Monday, January 7, 2008

A Version of the Truth eBook edition

Life has not been particularly kind to Cassie Shaw, the protagonist of "A Version of the Truth." Her father died when she was young.  Her Mom, while well-meaning and loving, has little understanding and patience for "real life," which means that money was always tight.

You have to love this gal; she's got moxie!  She is a dyslexic who didn't learn to read until she was twelve. Of course, she's a high school drop out who didn't even bother to take the SATs.  And to top it off, Cassie's no good husband of four years has just died leaving her a thirty year old widow.  And by the way she is not only broke, she's in debt. 

Cassie moves back home with her foul-mouthed parrot.  About the only thing she has going for her is her friend Tiffany and her native street smarts. 

What she really needs is a job. Problem is, no one wants to hire her.  Then one day it happens, in a desperate moment she invents a psychology degree from the University of Michigan.

Lying on her resume just happened. Lying really isn't her style.  Cassie is much more used to faking it.  That's something she's done it all her life:  memorizing menus at eight, dodging homework in high school and playing dumb.

This particular lie works like a charm.  Suddenly she is employed in an administrative position at an elite university and the the faking it starts in earnest.  She slowly begins to reinventing herself from the outside in.  Hair, clothes, a little Thoreau, a University of Michigan coffee mug and a college class or two.  What she doesn't count on is how exposure to new people and new ideas will change her. 

It is all too good to last and in one afternoon everything changes.  She learns that it is not the lie, but the cover up that is her final undoing.

Once I got into the book (it has a slow start), I thoroughly enjoyed every word.  Cassie is an engaging anti-hero with a slightly skewed point of view. Her forays into culture (art exhibits and the symphony) are laugh out loud funny.

It might not be great literature but it is the perfect book for a rainy weekend.  Funny, whimsical and heartening.

Here's the publisher's book description:

Authors Jennifer Kaufman and Karen Mack  introduce a character with a unique voice you’ll never forget: Cassie Shaw, an irrepressible young woman who reinvents herself—with unexpected consequences—in a funny, wise, and utterly original novel about friendship, love, wildlife, and other forces of nature.

In the wilds of Topanga Canyon, Cassie is right at home—with the call of birds, the sound of wind in the trees, the harmony of a world without people. But everywhere else, life is a little harder for Cassie. Her mother believes in Big Foot. Her wisecracking pet parrot is a drama queen. And at the age of thirty, newly single and without a college degree, Cassie desperately needs a decent paycheck. Which is why, against all her principles, she lies on her résumé for an office job at an elite university—and then finds herself employed in academia by two professors who are as rare as the birds she covets.

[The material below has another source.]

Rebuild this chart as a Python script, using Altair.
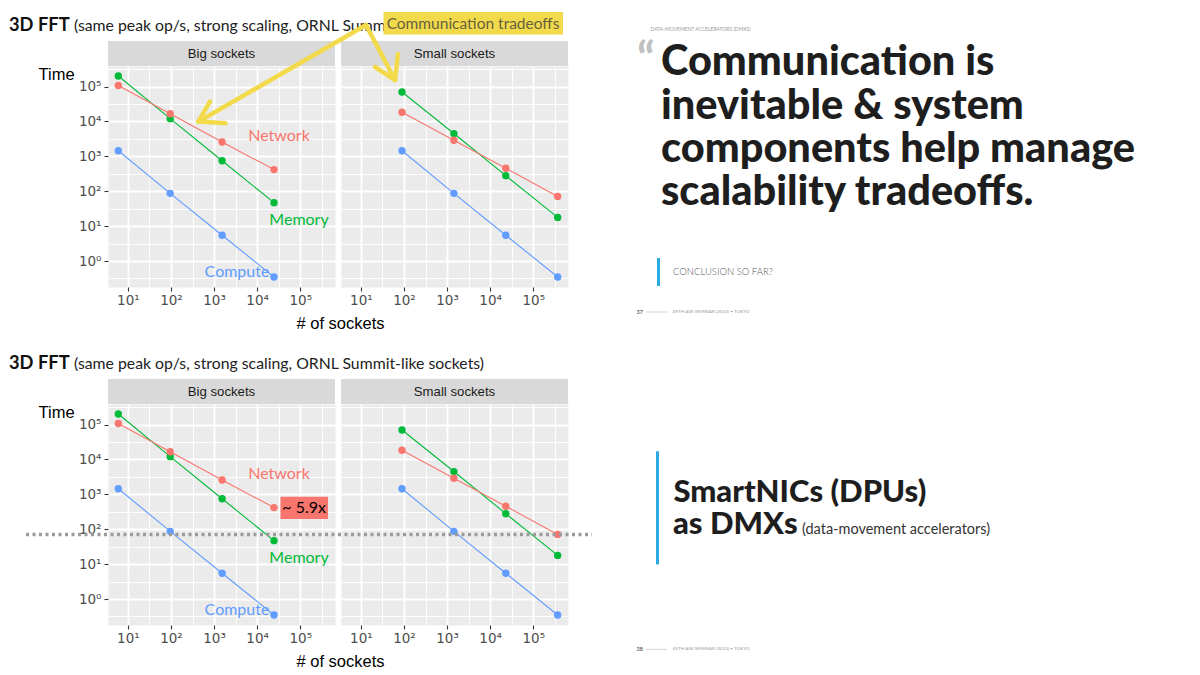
import math
import altair as alt
import pandas as pd

# ---------------- data ----------------
series_names = ["Compute", "Memory", "Network"]
series_colors = ["#619CFF", "#00BA38", "#F8766D"]
panel_names = ["Big sockets", "Small sockets"]

big_sockets = [6, 96, 1536, 24576]
small_sockets = [90, 1440, 23040, 368640]

big_compute = [1450, 87, 5.5, 0.35]
big_memory = [200000, 12000, 750, 47]
big_network = [107000, 16600, 2570, 417]

small_compute = [1450, 87, 5.5, 0.35]
small_memory = [70000, 4500, 280, 17.8]
small_network = [18300, 2900, 455, 71]

threshold_time = 71
ratio_label = "~ 5.9x"

x_exponents_half = [k / 2 for k in range(2, 12)]     # 10^1 .. 10^5.5
y_exponents_half = [k / 2 for k in range(-1, 12)]    # 10^-0.5 .. 10^5.5


def panel_frame(sockets, compute, memory, network):
    rows = []
    for name, vals in zip(series_names, [compute, memory, network]):
        for s, v in zip(sockets, vals):
            rows.append({"series": name, "sockets": s, "time": v})
    return pd.DataFrame(rows)


df_big = panel_frame(big_sockets, big_compute, big_memory, big_network)
df_small = panel_frame(small_sockets, small_compute, small_memory, small_network)


def expanded_log_domain(values):
    lo = math.log10(min(values))
    hi = math.log10(max(values))
    pad = 0.05 * (hi - lo)
    return [10 ** (lo - pad), 10 ** (hi + pad)]


x_domain = expanded_log_domain(big_sockets + small_sockets)
y_domain = expanded_log_domain(big_compute + big_memory + big_network +
                               small_compute + small_memory + small_network)
x_vals = [10 ** e for e in x_exponents_half]
y_vals = [10 ** e for e in y_exponents_half]

W, H = 227, 221
ONE = alt.InlineData(values=[{"a": 1}])

MAJOR = "abs(log(datum.value)/LN10 - round(log(datum.value)/LN10)) < 0.01"
LABEL = ("(" + MAJOR + ") ? '10' + ['\u2070','\u00b9','\u00b2','\u00b3','\u2074','\u2075']"
         "[round(log(datum.value)/LN10)] : ''")
GRID_W = {"condition": {"test": MAJOR, "value": 1.8}, "value": 0.9}
TICK_OP = {"condition": {"test": MAJOR, "value": 1}, "value": 0}

AXIS_FONT = "Liberation Sans"
SLIDE_FONT = "Lato"


def common_axis(**kw):
    base = dict(grid=True, gridColor="white", gridWidth=GRID_W, tickOpacity=TICK_OP,
                tickColor="#333333", tickSize=4, tickWidth=1.1, domain=False,
                labelFont="DejaVu Sans", labelFontSize=13.5, labelColor="#4D4D4D",
                labelExpr=LABEL, labelFlush=False, labelOverlap=False,
                titleFont=AXIS_FONT, titleFontSize=16.5, titleFontWeight="normal",
                titleColor="black")
    base.update(kw)
    return alt.Axis(**base)


def txt(text, x, y, size, color="#000000", weight="normal", font=SLIDE_FONT,
        align="left", baseline="alphabetic"):
    return alt.Chart(ONE).mark_text(
        text=text, fontSize=size, color=color, fontWeight=weight, font=font,
        align=align, baseline=baseline
    ).encode(x=alt.value(x), y=alt.value(y))


def box(x1, x2, y1, y2, color):
    return alt.Chart(ONE).mark_rect(color=color).encode(
        x=alt.value(x1), x2=alt.value(x2), y=alt.value(y1), y2=alt.value(y2))


def seg(x1, y1, x2, y2, color, width):
    return alt.Chart(ONE).mark_rule(color=color, strokeWidth=width, strokeCap="round").encode(
        x=alt.value(x1), y=alt.value(y1), x2=alt.value(x2), y2=alt.value(y2))


def panel(df, strip, left):
    if left:
        xaxis = common_axis(values=x_vals, title="# of sockets", titleX=232, titleY=41,
                            titleAlign="center", titleBaseline="alphabetic", labelPadding=2)
        yaxis = common_axis(values=y_vals, title="Time", titleAngle=0, titleX=-70, titleY=13,
                            titleAlign="left", titleBaseline="alphabetic", labelPadding=3)
    else:
        xaxis = common_axis(values=x_vals, title="", labelPadding=2)
        yaxis = common_axis(values=y_vals, title="", labels=False, ticks=False)
    x = alt.X("sockets:Q", scale=alt.Scale(type="log", domain=x_domain, nice=False), axis=xaxis)
    y = alt.Y("time:Q", scale=alt.Scale(type="log", domain=y_domain, nice=False), axis=yaxis)
    color = alt.Color("series:N", scale=alt.Scale(domain=series_names, range=series_colors),
                      legend=None)
    base = alt.Chart(df)
    lines = base.mark_line(strokeWidth=1.1).encode(x=x, y=y, color=color)
    points = base.mark_circle(size=54, opacity=1).encode(x=x, y=y, color=color)
    strip_bg = box(0, W, -25, 0, "#D9D9D9")
    strip_tx = txt(strip, W / 2, -12.5, 13.2, color="#1A1A1A", font=AXIS_FONT,
                   align="center", baseline="middle")
    return [lines, points, strip_bg, strip_tx]


def chart_titles():
    return [
        txt("3D FFT", -99, -35.5, 18.3, color="#111111", weight="bold"),
        txt("(same peak op/s, strong scaling, ORNL Summit-like sockets)", -34, -35.5, 15.8,
            color="#222222"),
    ]


def series_labels():
    return [
        txt("Network", 171, 70, 16, color="#F8766D", align="center", baseline="middle"),
        txt("Memory", 191, 154, 16, color="#00BA38", align="center", baseline="middle"),
        txt("Compute", 129, 206, 16, color="#619CFF", align="center", baseline="middle"),
    ]


def footer(num, y):
    return [
        txt(num, 295.6, y, 5.5, color="#666666", weight="bold", baseline="middle"),
        seg(305.7, y, 325.8, y, "#BBBBBB", 0.6),
        txt("49TH ASE SEMINAR (2023) \u2022 TOKYO", 331.6, y, 4.6, color="#999999",
            baseline="middle"),
    ]


YEL = "#F2DA4A"

# ---------- top row ----------
top_big = alt.layer(
    box(-107, -106, -65, -64, "white"),
    *panel(df_big, panel_names[0], True),
    *series_labels(),
    *chart_titles(),
).properties(width=W, height=H)

heading_lines = ["Communication is", "inevitable & system",
                 "components help manage", "scalability tradeoffs."]
top_small = alt.layer(
    *panel(df_small, panel_names[1], False),
    box(42.5, 222, -54, -31.5, YEL),
    txt("Communication tradeoffs", 132, -42.5, 15.5, color="#66613F", align="center",
        baseline="middle"),
    seg(25, -41, -142.6, 55.6, YEL, 4.5),
    seg(-142.6, 55.6, -131, 35.5, YEL, 4.5),
    seg(-142.6, 55.6, -115.5, 57.3, YEL, 4.5),
    seg(25, -41, 54, 14, YEL, 4.5),
    seg(54, 14, 34, 1, YEL, 4.5),
    seg(54, 14, 57, -12, YEL, 4.5),
    txt("DATA-MOVEMENT ACCELERATORS (DMXS)", 309.5, -37.2, 5, color="#9A9A9A",
        baseline="middle"),
    txt("\u201c", 296, 9.4, 46, color="#C0C0C0", weight="bold"),
    *[txt(t, 320, 9.4 + 43.1 * i, 41.5, color="#1E1E1E", weight=900)
      for i, t in enumerate(heading_lines)],
    box(316, 319, 192, 220, "#2BA9E1"),
    txt("CONCLUSION SO FAR?", 332, 206, 9.5, color="#555555", weight=300, baseline="middle"),
    *footer("37", 246),
).properties(width=W, height=H)

# ---------- bottom row ----------
bot_big = alt.layer(
    *panel(df_big, panel_names[0], True),
    *series_labels(),
    box(172.5, 220, 92.8, 115, "#F8766D"),
    txt(ratio_label, 196.2, 104, 16, color="#000000", align="center", baseline="middle"),
    *chart_titles(),
).properties(width=W, height=H)

thr = alt.Chart(ONE).mark_rule(color="#9B9B9B", strokeWidth=3.5, strokeDash=[3, 3.5]).encode(
    x=alt.value(-315), x2=alt.value(251),
    y=alt.Y(datum=threshold_time, type="quantitative",
            scale=alt.Scale(type="log", domain=y_domain, nice=False)),
)

bot_small = alt.layer(
    *panel(df_small, panel_names[1], False),
    thr,
    box(315, 318, 47.3, 160.4, "#2BA9E1"),
    txt("SmartNICs (DPUs)", 332.4, 97.7, 31, color="#1E1E1E", weight=900),
    txt("as DMXs", 332, 129.5, 31, color="#1E1E1E", weight=900),
    txt("(data-movement accelerators)", 461, 129.5, 14.5, color="#333333"),
    *footer("38", 245.3),
).properties(width=W, height=H)

row1 = alt.hconcat(top_big, top_small, spacing=6, bounds="flush")
row2 = alt.hconcat(bot_big, bot_small, spacing=6, bounds="flush")

# rows are flush (no intrinsic height), so spacing = panel height + gap
chart = alt.vconcat(row1, row2, spacing=H + 117, bounds="flush").properties(
    padding=0, background="white"
).configure_view(stroke="transparent", fill="#EBEBEB")

chart.save("out.html", embed_options={"renderer": "svg", "actions": False})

One of her new bosses is Professor William Conner, a sexy, handsome, cheerfully aristocratic expert in animal behavior. Soon, under Conner’s charismatic tutelage, Cassie carefully begins her personal transformation while meeting the kind of people who don’t flock to wildlife preserves—from impossibly brilliant academics to adorably spoiled college boys. But her future—and unlikely new career—is teetering on one unbearable untruth. And Cassie’s masquerade is about to come undone…in a chain of events that will transform her life—and the lives of those around her—forever.
A novel for late bloomers of every exotic shade and stripe, A Version of the Truth is pure entertainment—at once hilarious and wry, lyrical and uplifting.